Some spoilers are below.

Years and years after gaining a reputation as the fierce creature known as The Big Bad Wolf, Sheriff Bigby Wolf, who can take a human form, ensures the legendary creatures of Fabletown do not mistreat each other or get seen by humans without glamours, magic spells that make them appear as humans despite really being an anthropomorphic animal.  A prostitute's decapitated head is found on the doorstep of his living area, sparking a series of murders that drives Bigby to discover an entangled web of secrecy, deception, and figurative enslavement that has Fabletown in the grip of a shadowy figure.  The investigation also gives Bigby repeated opportunities to decide if he wants to descend into the savagery associated with his earlier days or pursue justice itself.


Intellectual Content

Fabletown is a hotbed of fallacious beliefs and general stupidity, with some of the assumptions and errors of fellow Fables even interfering with Bigby's murder investigation.  For instance, when Beast sees his wife Beauty and Bigby Wolf at the prostitute's hotel, he is enraged after he assumes that Beauty and Bigby are committing adultery together, when not only is this an assumption he does not even pause to recognize, but he himself is in the hotel, which by his own idiotic assumptions would mean he is inconsistent for exempting himself from suspicion!  His physical assault of Bigby only slows down an investigation that he never had a reason to interfere with anyway.  Beast, however, is one of the least calculating of these philosophically delusional beings.  Fabletown is slowly revealed to be consumed with egoism, the inherently fallacious stance that one's preferences and self-interest are the ultimate good or the unsound pursuit of one's own wishes at the expense of all else.  Ichabod Crane confesses just how easy it is to build a life around one's own preferences as the rest of one's existence crumbles, even if he had something else in mind when he said it: "It started as most things do: very, very small.  Nothing more than a thought."  Crane is actually a murder suspect for a time, with one of the things that other characters end up looking down on him for not actually being exploitative in itself, but his words are still very relevant to how assumptions enslave people, can drive them to destroy their lives, and provide nothing valid to cling to when the rug is pulled out from under them.
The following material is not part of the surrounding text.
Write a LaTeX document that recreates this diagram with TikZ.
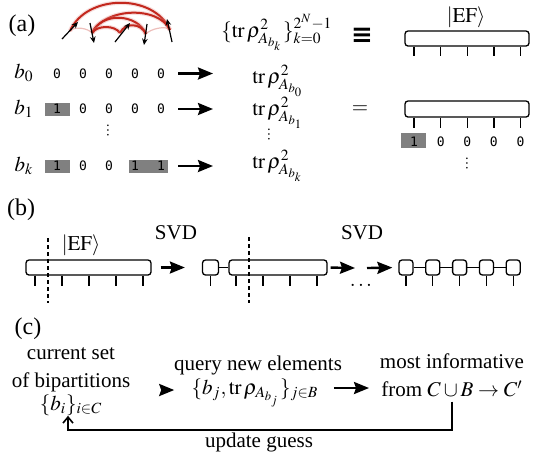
\documentclass[tikz,border=0pt]{standalone}
\usepackage{mathptmx}
\usepackage{fontspec}
\setmainfont{Liberation Serif}
\newfontfamily\bitfont{DejaVu Sans Mono}
\newfontfamily\symfont{DejaVu Sans}
\usetikzlibrary{arrows.meta}
\definecolor{arcred}{RGB}{195,40,30}
\definecolor{bitgray}{RGB}{128,128,128}

\begin{document}
\begin{tikzpicture}[x=0.5pt,y=-0.5pt,font=\fontsize{10.5}{12.5}\selectfont]
\tikzstyle{every node}+=[inner sep=0pt]
\tikzstyle{tbox}=[draw, line width=0.65pt, rounded corners=1.5pt, minimum height=7.5pt]
\tikzstyle{sitebox}=[tbox, minimum width=7pt]
\tikzstyle{legline}=[line width=0.65pt]
\tikzstyle{bitlabel}=[font=\bitfont\fontsize{6.5}{7}\selectfont]
\tikzstyle{onebit}=[fill=bitgray, minimum width=12.5pt, minimum height=6.5pt]
\tikzstyle{bigarrow}=[line width=1.2pt, -{Stealth[length=7.5pt,width=6pt,inset=1pt]}]
\tikzstyle{spinarrow}=[line width=0.6pt, -{Stealth[length=3.2pt,width=2.8pt]}]
\tikzstyle{arcbond}=[arcred, line width=1pt]
\tikzstyle{archalo}=[arcred!50, line width=2.2pt, opacity=0.3]
\tikzstyle{cutline}=[dashed, line width=0.6pt, dash pattern=on 2pt off 1.5pt]
\tikzstyle{panel}=[font=\fontsize{12}{14}\selectfont]
\tikzstyle{vdotsnode}=[rotate=90, font=\fontsize{7}{7}\selectfont]
\useasboundingbox (0,0) rectangle (540,463);
\node[panel] (pa) at (22,26) {(a)};
\coordinate (s1) at (70,31);
\coordinate (s2) at (92,33);
\coordinate (s3) at (120,33);
\coordinate (s4) at (146,34);
\coordinate (s5) at (170,30);
\draw[arcred!30, line width=0.6pt] (s1) .. controls +(4,-5) and +(-4,-5) .. (s2);
\draw[arcred!30, line width=0.6pt] (s4) .. controls +(4,-5) and +(-4,-5) .. (s5);
\foreach \p/\q/\d/\h in {s1/s5/16/37, s2/s5/12/25, s2/s4/9/21, s2/s3/5/8, s3/s4/5/11}
{
\draw[archalo] (\p) .. controls +(\d,-\h) and +(-\d,-\h) .. (\q);
\draw[arcbond] (\p) .. controls +(\d,-\h) and +(-\d,-\h) .. (\q);
}
\draw[spinarrow] (62,39) -- (78,22);
\draw[spinarrow] (90,23) -- (94,43);
\draw[spinarrow] (115,42) -- (130,23);
\draw[spinarrow] (147,24) -- (144,45);
\draw[spinarrow] (172,42) -- (167,19);
\node[anchor=base west] (set) at (221,37) {$\{\mathrm{tr}\,\rho^2_{A_{b_k}}\}_{k=0}^{2^N-1}$};
\node (eqv) at (362,36) {\symfont\bfseries\fontsize{13}{13}\selectfont ≡};
\node (ket0) at (466,17) {$|\mathrm{EF}\rangle$};
\node[tbox, minimum width=62pt] (ef0) at (467,38.5) {};
\foreach \i in {1,...,5}
\draw[legline] (387.5+26.6*\i,0 |- ef0.south) -- ++(0,9);
\node (b0) at (24,73) {$b_0$};
\node (b1) at (24,109) {$b_1$};
\node (bk) at (24,166) {$b_k$};
\node[onebit] (g1) at (57.5,109) {};
\node[onebit] (gk1) at (57.5,166.5) {};
\node[onebit, minimum width=19.5pt] (gk2) at (148.5,166.5) {};
\foreach \d [count=\i] in {0,0,0,0,0}
\node[bitlabel] (r0\i) at (31+26*\i,73.5) {\d};
\foreach \d [count=\i] in {1,0,0,0,0}
\node[bitlabel] (r1\i) at (31+26*\i,109) {\d};
\foreach \d [count=\i] in {1,0,0,1,1}
\node[bitlabel] (rk\i) at (31+26*\i,166) {\d};
\node[vdotsnode] (vd1) at (108,130) {\ldots};
\node[anchor=base west] (t0) at (252,83) {$\mathrm{tr}\,\rho^2_{A_{b_0}}$};
\node[anchor=base west] (t1) at (252,115) {$\mathrm{tr}\,\rho^2_{A_{b_1}}$};
\node[anchor=base west] (tk) at (252,168) {$\mathrm{tr}\,\rho^2_{A_{b_k}}$};
\node[vdotsnode] (vd2) at (269,134) {\ldots};
\draw[bigarrow, shorten <=6.5pt, shorten >=19.5pt] (r05.east) -- (r05.east -| t0.west);
\draw[bigarrow, shorten <=6.5pt, shorten >=19.5pt] (r15.east) -- (r15.east -| t1.west);
\draw[bigarrow, shorten <=6.5pt, shorten >=19.5pt] (rk5.east) -- (rk5.east -| tk.west);
\node (eq) at (360,110) {$=$};
\node[tbox, minimum width=62pt, minimum height=8pt] (ef1) at (467,109) {};
\foreach \i in {1,...,5}
\draw[legline] (387.5+26.6*\i,0 |- ef1.south) -- ++(0,10);
\node[onebit, minimum height=7.5pt] (g2) at (413.5,140.5) {};
\foreach \d [count=\i] in {1,0,0,0,0}
\node[bitlabel] (e1\i) at (387.5+26.6*\i,142) {\d};
\node[vdotsnode] (vd3) at (467,163) {\ldots};
\node[panel] (pb) at (21,210) {(b)};
\node (ket1) at (81,245) {$|\mathrm{EF}\rangle$};
\node[tbox, minimum width=62.5pt] (mb1) at (88.5,267.5) {};
\foreach \i in {1,...,5}
\draw[legline] (8+27*\i,0 |- mb1.south) -- ++(0,10);
\coordinate (c1t) at (48,238);
\coordinate (c1b) at (48,303);
\draw[cutline] (c1t) -- (c1b);
\node (svd1) at (176,233) {SVD};
\node[sitebox, minimum width=8pt] (sa) at (210.5,267.5) {};
\node[tbox, minimum width=49pt] (mb2) at (278,267.5) {};
\draw[legline] (sa) -- (mb2);
\draw[legline] (sa.south) -- ++(0,10);
\foreach \x in {236,263,290,317}
\draw[legline] (\x,0 |- mb2.south) -- ++(0,10);
\coordinate (c2t) at (249,237);
\coordinate (c2b) at (249,303);
\draw[cutline] (c2t) -- (c2b);
\node (svd2) at (362,233) {SVD};
\draw[bigarrow, shorten <=4.5pt, shorten >=8.5pt] (mb1.east) -- (sa.west);
\coordinate (ar2) at (355,268);
\draw[bigarrow, shorten <=1.5pt] (mb2.east) -- (ar2);
\node (dd) at (361,285) {$\dots$};
\foreach \i in {1,...,5}
\node[sitebox] (m\i) at (379.2+26.8*\i,267.5) {};
\foreach \i/\j in {1/2,2/3,3/4,4/5}
\draw[legline] (m\i) -- (m\j);
\foreach \i in {1,...,5}
\draw[legline] (m\i.south) -- ++(0,10);
\coordinate (ar3) at (367,268);
\draw[bigarrow, shorten >=3pt] (ar3) -- (m1.west);
\node[panel] (pc) at (28,329) {(c)};
\node[anchor=base] (cur1) at (71,359) {current set};
\node[anchor=base] (cur2) at (71,387) {of bipartitions};
\node (bi) at (71,405) {$\{b_i\}_{i\in C}$};
\node[anchor=base] (qry) at (258,370) {query new elements};
\node (bj) at (255,393) {$\{b_j,\mathrm{tr}\,\rho_{A_{b_j}}\}_{j\in B}$};
\node[anchor=base] (inf) at (452,368) {most informative};
\node (fr) at (452,389) {from $C\cup B\to C'$};
\draw[bigarrow, shorten <=17pt, shorten >=8.5pt] (cur2.east |- 0,390) -- (bj.west |- 0,390);
\draw[bigarrow, shorten <=7.5pt, shorten >=6pt] (bj.east |- 0,388) -- (fr.west |- 0,388);
\draw[line width=0.8pt, -{Straight Barb[length=3pt,width=5pt]}] (452,0 |- fr.south) ++(0,4) |- (68,430) -- (68,0 |- bi.south);
\node (ug) at (259,442) {update guess};
\end{tikzpicture}
\end{document}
Also of note is how directly The Wolf Among Us handles the dismissal and abuse of sex workers--and it even shows an environment with male and female sex workers in a bold move that defies sexist stereotypes.  While it does not actually portray or tackle sexual abuse in particular, the game repeatedly brushes up against subjects like this.  There is not even any contradiction between the idea that at least some forms of sex work are immoral and that all sex workers do not deserve to be exploited or regarded as mere objects to be used and discarded as is subjectively convenient.  A former prostitute's words at the end of the game reinforce just how helpless and trapped she and others like her were until Bigby took the murders of her companions so seriously.  Ironically, even the true Christian stance on all of this is not what many would expect: the Bible condemns prostitution (places like Leviticus 19:29 and Deuteronomy 23:17-18 do condemn prostitution directly in various ways, though the separate condemnations of adultery and promiscuity would already exclude this), yet since nudity and sexual attraction are Biblically nonsinful (see Deuteronomy 4:2, though I have written extensively about other aspects of why these things are nonsinful), sexual stripping for money or sexual dancing would not be sinful in themselves.  Even if they were, though, it would still not be the case that sex workers do not have whatever human rights everyone else possesses by virtue of being human.


Conclusion

It might not have the cultural visibility of Telltale's The Walking Dead games, but The Wolf Among Us is a superb addition to this very precise subgenre of gaming.  Combining a much more mature take on fairy tales, the typical narrative complexity and deep characterization of Telltale games, and the special capacity of video games to better reflect the choices of human existence than any other artistic medium, this game succeeds on almost every level--and perhaps the flaws of the Vita version are absent from the version on home consoles.  If it was not for the numerous issues with freezes and slowdowns in some of the interactive cutscenes with quick-time events, The Wolf Among Us would have even been perfectly situated on the Vita.  Alas, only the mechanics, lore, and plot themselves are utilized well here, not the performance of the game.


Content:
 1.  Violence:  From mildly graphic depictions of mutilated corpses to blood-inducing physical fights, there is violent imagery in this game that is certainly more at home with an M rating.
 2.  Profanity:  Words like "shit," "fuck," and "bitch" are used many times throughout the five episodes.
 3.  Nudity:  Female breasts are seen occasionally, though this is at most partial nudity in the same way the exposure of the male torso is.
 4.  Sexuality:  Multiple parts of the game involve direct talk about sexuality.  In one section, sexual noises can be heard from behind a door.